Cage’s mother and the Motor City provided a rich musical outlet for Cage. He started playing the sax but switched to the piano. “My mom and I were at a funeral home waiting for a wake to start and she was back there talking to someone and I got up on the organ and stared playing,” he says. “She asked me when I learned to play the organ. I said it was something I learned in school. So there was a piano in the fellowship hall at church and I was always on that playing so my mom finally got me an upright piano when I was 13.” He basically taught himself to play by mimicking his favorite records and learning by ear. Cage also had a string of mentors who would become famous in their own rights such as Thomas “Maestro” Whitfield who took Cage under his wings. “When he moved to Detroit Donald Vails was my minister of music [at Greater Grace Temple on Seven Mile & Schaffer Streets],” Cage adds. “Fred Hammond played bass guitar, Charles Ellis who was is now Bishop Ellis was on drums.
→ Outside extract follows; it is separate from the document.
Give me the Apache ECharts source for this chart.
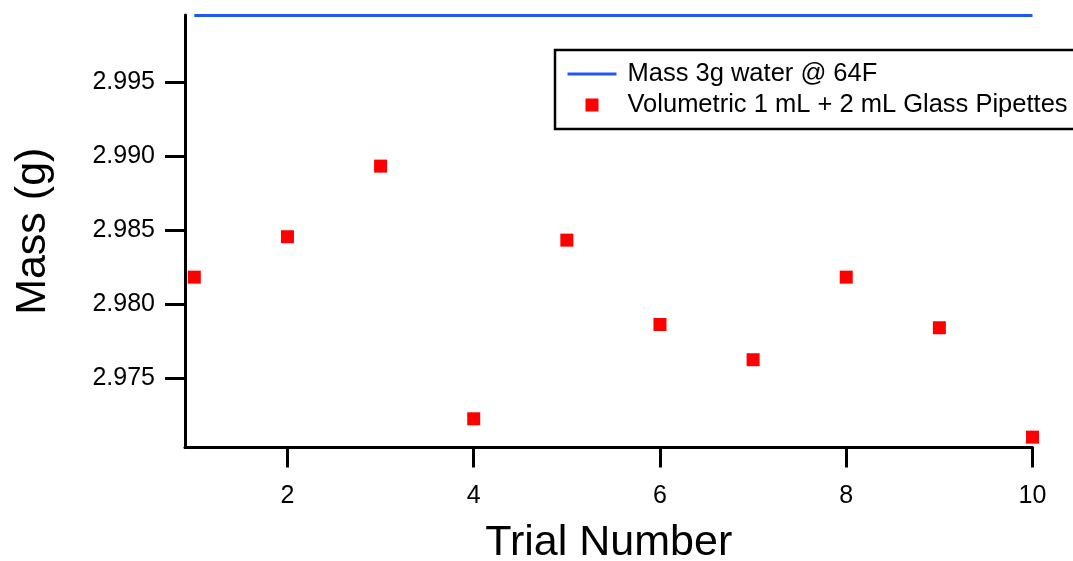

Mitch Jones from Commissioned was in the choir. I played the organ, directed and sang. It was a wonderful and enriching experience for me.”

 

With solid musical training under his belt, Cage moved to Atlanta to attend Morehouse College and began to assist the music departments of various ministries before launching his recording career with AIR Records in 1994. Although, those early CDs performed well, it wasn’t until the new millennium that Cage became a household name in black church circles with hits such as “The Presence of the Lord,” “Royalty,” “Broken, But I’m Healed” and “I Will Bless the Lord.” After a path that has had its share of twists and turns, Cage feels he’s where God meant for him to be. “The most rewarding thing to me, no matter where I go in the world, is to have people approach me and begin to talk about the songs… All the awards on my mantle are great but those things are just trophies. What really matters is when I leave this earth was there anything that I did that was impactful enough to give God the type of glory to point people to Him? Did the songs bring hope to hopeless situations? If so, then I know I’ve done what God called me to do.”